== Exercise data ==

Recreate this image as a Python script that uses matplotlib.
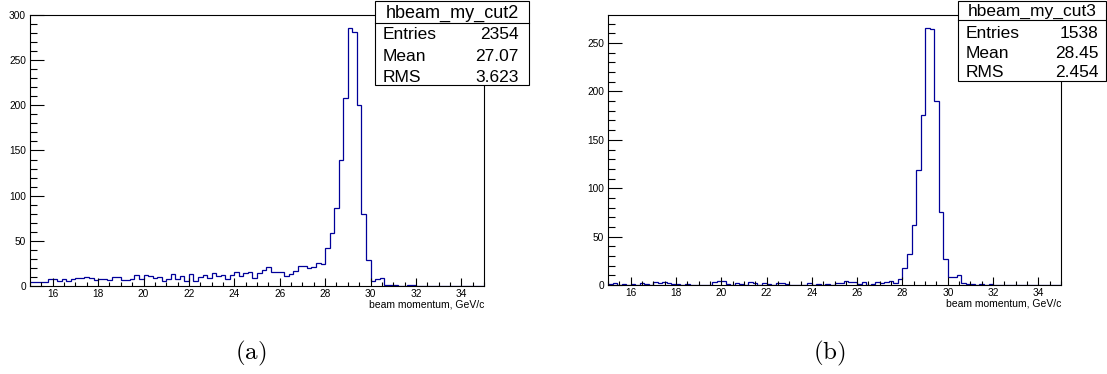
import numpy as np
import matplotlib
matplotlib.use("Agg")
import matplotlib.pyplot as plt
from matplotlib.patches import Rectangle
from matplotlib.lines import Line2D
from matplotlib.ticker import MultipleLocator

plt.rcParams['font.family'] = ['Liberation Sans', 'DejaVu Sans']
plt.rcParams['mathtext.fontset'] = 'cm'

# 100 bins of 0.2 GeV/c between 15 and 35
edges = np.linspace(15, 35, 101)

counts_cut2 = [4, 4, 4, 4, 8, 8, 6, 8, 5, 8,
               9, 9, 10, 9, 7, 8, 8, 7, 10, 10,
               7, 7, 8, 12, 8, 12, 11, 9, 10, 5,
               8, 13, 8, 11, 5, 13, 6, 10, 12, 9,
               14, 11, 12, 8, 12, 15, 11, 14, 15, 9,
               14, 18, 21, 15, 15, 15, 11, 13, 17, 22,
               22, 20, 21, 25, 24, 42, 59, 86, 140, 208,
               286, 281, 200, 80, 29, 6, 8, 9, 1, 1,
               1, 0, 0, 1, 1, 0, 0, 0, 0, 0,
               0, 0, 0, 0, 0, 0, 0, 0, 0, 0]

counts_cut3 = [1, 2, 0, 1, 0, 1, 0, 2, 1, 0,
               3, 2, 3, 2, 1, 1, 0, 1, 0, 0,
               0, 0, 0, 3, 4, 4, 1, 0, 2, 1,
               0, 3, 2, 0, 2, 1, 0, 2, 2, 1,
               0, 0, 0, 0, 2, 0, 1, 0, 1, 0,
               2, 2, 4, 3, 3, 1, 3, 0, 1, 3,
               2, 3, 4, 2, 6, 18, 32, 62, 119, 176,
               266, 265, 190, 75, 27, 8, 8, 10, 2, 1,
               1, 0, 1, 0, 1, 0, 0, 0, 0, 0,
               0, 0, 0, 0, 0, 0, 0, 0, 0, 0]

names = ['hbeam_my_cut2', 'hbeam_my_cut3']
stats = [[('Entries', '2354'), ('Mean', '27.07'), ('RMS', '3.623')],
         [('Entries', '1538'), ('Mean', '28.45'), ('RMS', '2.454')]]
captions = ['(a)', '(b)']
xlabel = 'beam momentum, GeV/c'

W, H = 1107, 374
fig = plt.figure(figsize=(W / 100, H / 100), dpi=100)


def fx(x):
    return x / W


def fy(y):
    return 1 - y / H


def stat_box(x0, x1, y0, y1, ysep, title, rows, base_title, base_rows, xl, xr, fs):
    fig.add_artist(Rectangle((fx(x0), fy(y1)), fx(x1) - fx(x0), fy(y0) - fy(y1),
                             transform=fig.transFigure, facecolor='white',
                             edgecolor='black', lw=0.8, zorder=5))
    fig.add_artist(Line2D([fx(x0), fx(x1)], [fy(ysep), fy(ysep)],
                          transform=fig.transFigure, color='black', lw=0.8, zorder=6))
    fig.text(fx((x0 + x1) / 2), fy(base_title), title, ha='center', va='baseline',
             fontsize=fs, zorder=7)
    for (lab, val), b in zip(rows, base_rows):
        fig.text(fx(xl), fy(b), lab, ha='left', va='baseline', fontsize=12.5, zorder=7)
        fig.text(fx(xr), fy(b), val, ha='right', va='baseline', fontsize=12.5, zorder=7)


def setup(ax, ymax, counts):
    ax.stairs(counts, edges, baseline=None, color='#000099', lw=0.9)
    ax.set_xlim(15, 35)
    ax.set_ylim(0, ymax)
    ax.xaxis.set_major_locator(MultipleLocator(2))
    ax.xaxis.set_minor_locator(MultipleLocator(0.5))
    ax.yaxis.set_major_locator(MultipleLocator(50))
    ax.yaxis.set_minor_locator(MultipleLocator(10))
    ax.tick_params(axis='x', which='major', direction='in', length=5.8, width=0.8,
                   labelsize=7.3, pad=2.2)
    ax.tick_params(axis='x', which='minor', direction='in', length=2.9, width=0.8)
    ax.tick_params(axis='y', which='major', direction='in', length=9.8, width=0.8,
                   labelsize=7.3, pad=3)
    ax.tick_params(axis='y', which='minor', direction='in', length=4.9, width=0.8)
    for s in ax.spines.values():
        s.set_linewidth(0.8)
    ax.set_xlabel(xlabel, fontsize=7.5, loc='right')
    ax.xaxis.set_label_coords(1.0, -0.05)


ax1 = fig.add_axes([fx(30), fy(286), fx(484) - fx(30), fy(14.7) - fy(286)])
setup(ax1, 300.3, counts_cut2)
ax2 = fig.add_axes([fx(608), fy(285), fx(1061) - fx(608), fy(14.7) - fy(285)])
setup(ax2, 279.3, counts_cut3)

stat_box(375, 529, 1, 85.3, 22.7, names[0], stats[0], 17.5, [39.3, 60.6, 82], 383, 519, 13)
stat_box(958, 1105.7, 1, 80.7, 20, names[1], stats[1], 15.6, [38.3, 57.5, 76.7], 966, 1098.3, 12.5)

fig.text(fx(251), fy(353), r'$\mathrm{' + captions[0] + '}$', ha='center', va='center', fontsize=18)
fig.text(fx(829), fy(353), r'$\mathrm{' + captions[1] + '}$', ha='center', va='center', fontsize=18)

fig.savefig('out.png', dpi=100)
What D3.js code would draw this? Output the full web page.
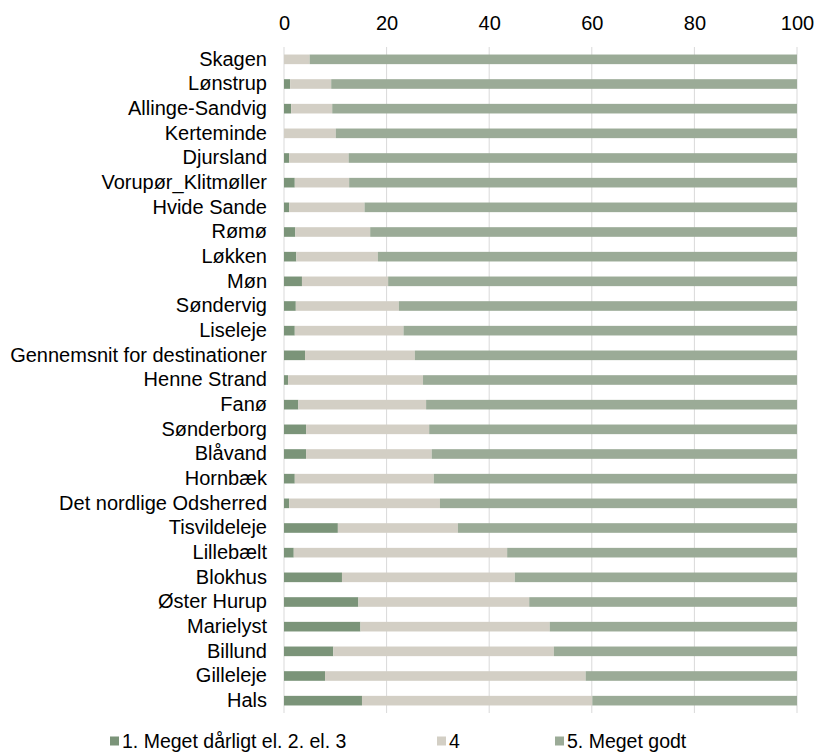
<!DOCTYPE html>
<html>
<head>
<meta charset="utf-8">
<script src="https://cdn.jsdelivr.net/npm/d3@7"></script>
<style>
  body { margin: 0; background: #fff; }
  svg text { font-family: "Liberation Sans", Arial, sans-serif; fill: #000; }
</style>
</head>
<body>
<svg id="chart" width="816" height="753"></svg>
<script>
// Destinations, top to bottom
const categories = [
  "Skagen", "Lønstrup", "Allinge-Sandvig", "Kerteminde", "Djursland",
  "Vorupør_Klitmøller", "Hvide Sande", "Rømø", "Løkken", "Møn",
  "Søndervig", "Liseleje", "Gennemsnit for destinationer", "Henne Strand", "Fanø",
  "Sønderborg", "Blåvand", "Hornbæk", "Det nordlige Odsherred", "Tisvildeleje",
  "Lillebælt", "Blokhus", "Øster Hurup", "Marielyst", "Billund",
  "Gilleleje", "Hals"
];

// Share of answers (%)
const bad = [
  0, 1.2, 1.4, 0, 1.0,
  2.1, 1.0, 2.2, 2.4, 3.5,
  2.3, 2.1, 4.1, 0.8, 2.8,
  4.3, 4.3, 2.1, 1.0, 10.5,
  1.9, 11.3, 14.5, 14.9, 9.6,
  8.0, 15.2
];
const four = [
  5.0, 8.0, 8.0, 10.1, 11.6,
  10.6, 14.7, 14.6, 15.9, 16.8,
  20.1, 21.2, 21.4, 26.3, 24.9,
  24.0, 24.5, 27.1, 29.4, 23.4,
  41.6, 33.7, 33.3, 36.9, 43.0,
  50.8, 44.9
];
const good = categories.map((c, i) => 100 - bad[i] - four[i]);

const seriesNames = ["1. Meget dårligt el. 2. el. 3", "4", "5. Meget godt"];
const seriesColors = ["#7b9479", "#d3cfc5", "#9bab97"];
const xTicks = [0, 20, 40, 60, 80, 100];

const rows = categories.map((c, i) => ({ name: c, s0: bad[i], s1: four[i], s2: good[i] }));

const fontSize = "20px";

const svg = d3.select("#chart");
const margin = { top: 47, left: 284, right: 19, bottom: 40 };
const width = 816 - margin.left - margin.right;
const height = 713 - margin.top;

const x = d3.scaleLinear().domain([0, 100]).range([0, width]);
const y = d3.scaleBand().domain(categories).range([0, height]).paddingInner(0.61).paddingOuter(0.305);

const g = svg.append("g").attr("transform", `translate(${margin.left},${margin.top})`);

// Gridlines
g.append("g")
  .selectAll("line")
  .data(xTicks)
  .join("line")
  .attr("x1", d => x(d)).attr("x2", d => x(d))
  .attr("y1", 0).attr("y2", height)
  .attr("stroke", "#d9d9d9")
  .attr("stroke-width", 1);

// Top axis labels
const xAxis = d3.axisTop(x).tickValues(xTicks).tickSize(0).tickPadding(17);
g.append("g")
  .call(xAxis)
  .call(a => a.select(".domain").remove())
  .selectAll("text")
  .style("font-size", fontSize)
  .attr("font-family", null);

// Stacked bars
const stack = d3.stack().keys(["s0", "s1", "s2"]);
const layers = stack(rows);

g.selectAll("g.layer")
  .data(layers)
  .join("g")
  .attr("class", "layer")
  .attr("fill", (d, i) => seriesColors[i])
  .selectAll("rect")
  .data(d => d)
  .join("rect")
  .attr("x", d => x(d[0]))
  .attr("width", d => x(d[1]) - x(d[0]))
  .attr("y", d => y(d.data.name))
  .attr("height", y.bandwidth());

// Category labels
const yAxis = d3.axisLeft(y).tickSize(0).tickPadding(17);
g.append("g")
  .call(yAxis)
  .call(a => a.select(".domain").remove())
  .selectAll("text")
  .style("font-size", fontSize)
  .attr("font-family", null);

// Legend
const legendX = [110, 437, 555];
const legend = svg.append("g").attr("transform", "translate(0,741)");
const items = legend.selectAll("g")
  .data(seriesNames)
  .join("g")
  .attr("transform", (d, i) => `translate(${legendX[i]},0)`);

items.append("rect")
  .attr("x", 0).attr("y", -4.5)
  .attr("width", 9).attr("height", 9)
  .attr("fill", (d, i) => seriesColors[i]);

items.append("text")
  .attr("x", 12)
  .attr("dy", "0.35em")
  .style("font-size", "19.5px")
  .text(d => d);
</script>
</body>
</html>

===

> [Work required]
Leave out the pictures. Transcribe only the lines above, from the first through the one that contains "plt.rcParams['mathtext.fontset'] = 'cm'".

> [Solution to this problem]
Recreate this image as a Python script that uses matplotlib.
import numpy as np
import matplotlib
matplotlib.use("Agg")
import matplotlib.pyplot as plt
from matplotlib.patches import Rectangle
from matplotlib.lines import Line2D
from matplotlib.ticker import MultipleLocator

plt.rcParams['font.family'] = ['Liberation Sans', 'DejaVu Sans']
plt.rcParams['mathtext.fontset'] = 'cm'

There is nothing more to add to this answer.